I've read it two days ago, but when I did, I had some problem with the structure of your sentences. You often seem to start with the subject (which is of course the correct way in english grammar) but it seemed repeating to me. To much sentences beginning with "The ..."

"Then something unexpected happened" is a line I personally dislike to anything unexpected happening. Maybe try something like: "But instead of the brizzling sound of deadly energy released, he heard a great howl of pain echoing over the waste."

And finally, after having described the battle pretty well, the resolution of what actually happened to the witches was disappointing. Not because it's something happening all the time in fantasy (linked beings that loose powers when the big evil monster is killed => Sauron and his armies, trollocs and myrddraal, Star Wars I - the phantom menace, just to give some popular examples). That's not the problem. We're living in a post modern era, there is just no way to come up with something really new. But disappointing because of the way you present it.

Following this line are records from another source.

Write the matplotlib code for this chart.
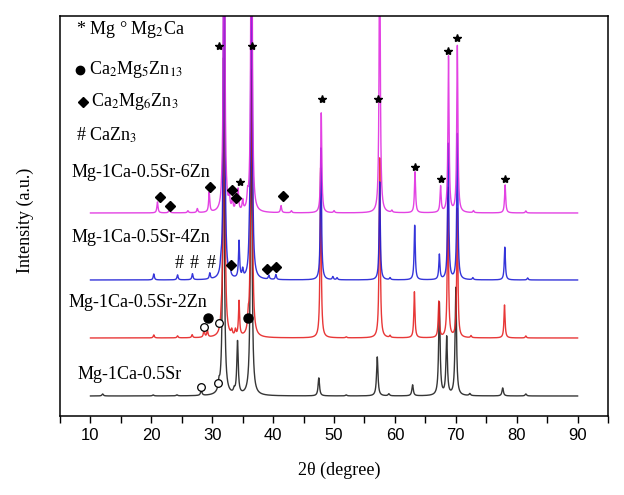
import numpy as np
import matplotlib
matplotlib.use("Agg")
import matplotlib.pyplot as plt

plt.rcParams["font.family"] = ["Liberation Serif", "DejaVu Sans"]
plt.rcParams["mathtext.fontset"] = "stix"

# baselines of the stacked patterns (arbitrary units)
BASE = {"0.5Sr": 20, "2Zn": 78, "4Zn": 136, "6Zn": 203}

# peak lists: position (deg 2theta), height above baseline
pk_sr_pos = [12.0, 20.3, 24.2, 28.2, 31.1, 31.85, 33.6, 34.15, 36.4, 47.5,
             52.0, 57.1, 59.0, 62.9, 67.3, 68.5, 70.0, 72.3, 77.7, 81.5]
pk_sr_h = [2, 1, 1, 5, 8, 339, 4, 53, 326, 18,
           1, 39, 2, 11, 93, 58, 108, 2, 8, 2]

pk_2zn_pos = [20.4, 24.3, 26.7, 28.65, 29.2, 31.5, 31.95, 33.2, 33.8, 34.4,
              35.9, 36.45, 47.8, 52.0, 57.5, 59.2, 63.2, 67.2, 68.7, 70.25,
              72.5, 78.0, 81.5]
pk_2zn_h = [3, 2, 3, 8, 7, 11, 500, 5, 6, 35,
            13, 500, 170, 1, 180, 2, 46, 36, 150, 130,
            2, 33, 2]

pk_4zn_pos = [20.4, 24.3, 26.75, 29.6, 31.4, 31.95, 32.9, 34.4, 35.0, 36.1,
              36.45, 39.3, 40.45, 47.85, 49.8, 50.5, 57.5, 59.2, 63.25, 67.3,
              68.75, 70.25, 72.8, 78.05, 81.8]
pk_4zn_h = [6, 5, 6, 6, 6, 500, 10, 37, 8, 23,
            500, 4, 5, 133, 3, 2, 98, 2, 55, 25,
            137, 147, 2, 33, 2]

pk_6zn_pos = [21.0, 22.95, 26.0, 27.55, 29.5, 31.6, 31.95, 32.8, 33.3, 33.9,
              34.25, 35.0, 35.8, 36.45, 41.3, 43.0, 47.9, 50.0, 57.5, 59.5,
              63.3, 67.5, 68.8, 70.25, 72.9, 78.1, 81.5]
pk_6zn_h = [11, 4, 2, 4, 20, 6, 500, 13, 10, 14,
            21, 10, 12, 500, 7, 2, 100, 2, 300, 2,
            41, 26, 156, 168, 2, 28, 2]

labels = ["Mg-1Ca-0.5Sr", "Mg-1Ca-0.5Sr-2Zn", "Mg-1Ca-0.5Sr-4Zn", "Mg-1Ca-0.5Sr-6Zn"]
label_xy = [(7.9, 41), (6.4, 113), (6.9, 178), (6.9, 243)]
colors = ["#202020", "#e62222", "#1f1fd6", "#e02ee0"]

# phase markers: (deg, y)
star_x = [31.15, 36.5, 48.0, 57.2, 63.3, 67.6, 68.8, 70.2, 78.1, 34.6]
star_y = [370, 370, 317, 317, 249, 237, 365, 378, 237, 234]
ocirc_x = [28.1, 30.9, 28.6, 31.1]
ocirc_y = [29, 33, 89, 93]
fcirc_x = [29.3, 35.8]
fcirc_y = [98, 98]
diam_x = [21.4, 23.0, 29.6, 33.3, 33.9, 41.6, 33.0, 39.0, 40.4]
diam_y = [219, 210, 229, 226, 218, 220, 151, 147, 149]
hash_x = [24.6, 27.0, 29.9]
hash_y = [152, 152, 152]

# phase key rows
key_sym_x = [8.35, 8.85]
key_sym_y = [346, 314]


def profile(x, pos, h, w):
    y = np.zeros_like(x)
    for p, a in zip(pos, h):
        y += a / (1 + ((x - p) / w) ** 2)
    return y


def main():
    fig = plt.figure(figsize=(6.24, 4.95), dpi=100)
    ax = fig.add_axes([0.0962, 0.1596, 0.8782, 0.8081])

    x = np.linspace(10, 90, 4001)
    series = [(pk_sr_pos, pk_sr_h, BASE["0.5Sr"], 0.14),
              (pk_2zn_pos, pk_2zn_h, BASE["2Zn"], 0.11),
              (pk_4zn_pos, pk_4zn_h, BASE["4Zn"], 0.11),
              (pk_6zn_pos, pk_6zn_h, BASE["6Zn"], 0.11)]
    for (pos, h, base, w), c in zip(series, colors):
        ax.plot(x, base + profile(x, pos, h, w), color=c, lw=1.0, alpha=0.9)

    for (tx, ty), lab in zip(label_xy, labels):
        ax.text(tx, ty, lab, fontsize=13, va="center", ha="left")

    ax.plot(star_x, star_y, "*", color="black", ms=6, ls="none")
    ax.plot(ocirc_x, ocirc_y, "o", mfc="white", mec="black", mew=0.9, ms=5.5, ls="none")
    ax.plot(fcirc_x, fcirc_y, "o", color="black", ms=6.5, ls="none")
    ax.plot(diam_x, diam_y, "D", color="black", ms=5.5, ls="none")
    for hx, hy in zip(hash_x, hash_y):
        ax.text(hx, hy, "#", fontsize=13, ha="center", va="center")

    # phase key
    ax.text(7.7, 386, "* Mg \u00b0 Mg$_2$Ca", fontsize=13, va="center")
    ax.plot(key_sym_x[:1], key_sym_y[:1], "o", color="black", ms=6, ls="none")
    ax.plot(key_sym_x[1:], key_sym_y[1:], "D", color="black", ms=5.5, ls="none")
    ax.text(9.8, 346, "Ca$_2$Mg$_5$Zn$_{13}$", fontsize=13, va="center")
    ax.text(10.1, 314, "Ca$_2$Mg$_6$Zn$_3$", fontsize=13, va="center")
    ax.text(7.7, 281, "# CaZn$_3$", fontsize=13, va="center")

    ax.set_xlim(5, 95)
    ax.set_ylim(0, 400)
    ax.set_xticks(np.arange(10, 91, 10))
    ax.set_xticks(np.arange(5, 96, 10), minor=True)
    ax.tick_params(axis="x", which="both", direction="out", length=5, width=1)
    ax.set_xticklabels([str(v) for v in range(10, 91, 10)],
                       family="Liberation Sans", fontsize=12)
    ax.set_yticks([])
    for s in ax.spines.values():
        s.set_linewidth(1.1)

    ax.set_xlabel("2\u03b8 (degree)", fontsize=13)
    ax.xaxis.set_label_coords(0.51, -0.115)
    ax.set_ylabel("Intensity (a.u.)", fontsize=13)
    ax.yaxis.set_label_coords(-0.047, 0.49)

    fig.savefig("out.png", dpi=100)


if __name__ == "__main__":
    main()
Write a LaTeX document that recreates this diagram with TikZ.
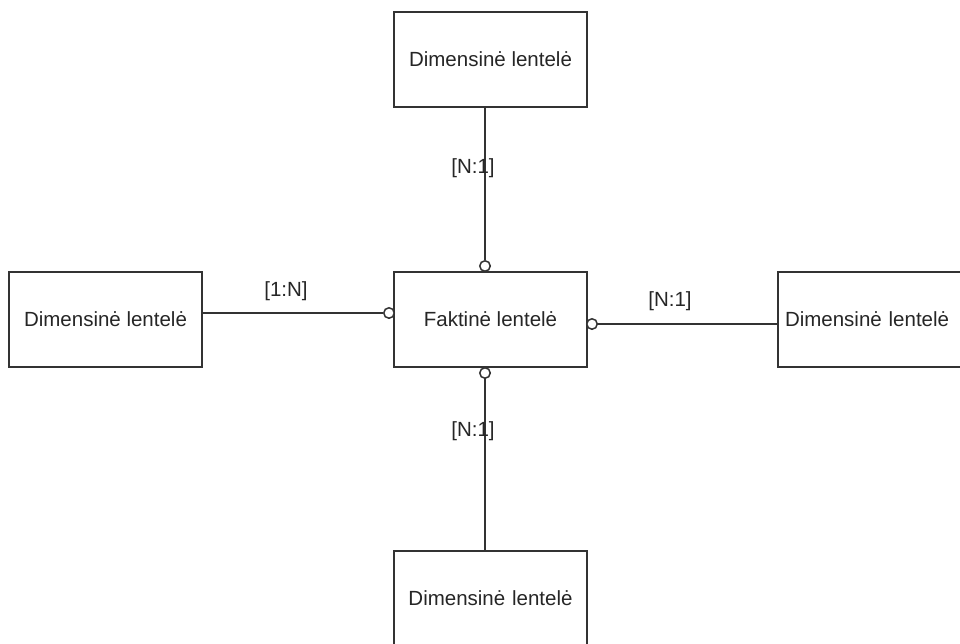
\documentclass[tikz,border=0pt]{standalone}
\usepackage{fontspec}
\setmainfont{Liberation Sans}
\begin{document}
\begin{tikzpicture}[x=1pt,y=-1pt,
  every node/.style={font=\fontsize{20.5}{24}\selectfont, text=black!85},
  table/.style={draw=black!80, line width=1.8pt, fill=white,
    minimum width=193pt, minimum height=95pt, inner sep=0pt},
  link/.style={draw=black!80, line width=1.8pt},
  joint/.style={circle, draw=black!80, line width=1.5pt, fill=white,
    minimum size=10.5pt, inner sep=0pt},
  card/.style={inner sep=0pt}]
\useasboundingbox (0,0) rectangle (960,643);
\clip (0,0) rectangle (960,643);

% tables
\node[table] (fact)   at (490.5,319.5) {Faktinė lentelė};
\node[table] (top)    at (490.5,59.5)  {Dimensinė lentelė};
\node[table] (left)   at (105.5,319.5) {Dimensinė lentelė};
\node[table, text width=179pt, align=left] (right) at (874.5,319.5) {Dimensinė lentelė};
\node[table, text width=193pt, align=center] (bottom) at (490.5,598.5) {\raisebox{1pt}{Dimensinė lentelė}};

% connection points on the fact table
\node[joint] (jt) at (485,266) {};
\node[joint] (jl) at (389,313) {};
\node[joint] (jr) at (592,324) {};
\node[joint] (jb) at (485,373) {};

% connectors
\draw[link] (top.south -| jt) -- (jt);
\draw[link] (left.east |- jl) -- (jl);
\draw[link] (jr) -- (right.west |- jr);
\draw[link] (jb) -- (bottom.north -| jb);

% cardinalities
\node[card] (ct) at (473,168) {[N:1]};
\node[card] (cl) at (286,291) {[1:N]};
\node[card] (cr) at (670,301) {[N:1]};
\node[card] (cb) at (473,431) {[N:1]};
\end{tikzpicture}
\end{document}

"Kirrin later learned what had happened" It doesn't fit in with the rest of the prologue. Maybe stick with the rumors. Though Kirrin talked to many people in the aftermath of that battle, he never managed to figure out what really happened in that moment, when he had accepted his death. Of course there were rumors, every other soldier actually claiming he had been there when it happened. ... But all agreed on that the evil guy had been killed by the good guy.

Remember, it's legends you're describing, and noone knows what really happened in legends.

Hope this helps you a little. It's only my personal and humble opinion, of course. Though if you want some comments on your novel maybe give us a part with the actual characters in it ;-) Oh. And if you miss praise, consider that the things I didn't criticize have not been criticized. For now *evil laugh*.

Posted

Thanks! Those are some good ideas, and I think I might use them. I have already changed the opening to something a little more hooking, and havee deleted references to the cosmos. I am writeing Chapter 1 at the moment.

Thanks for the review, I am going to make some of these modifications right away!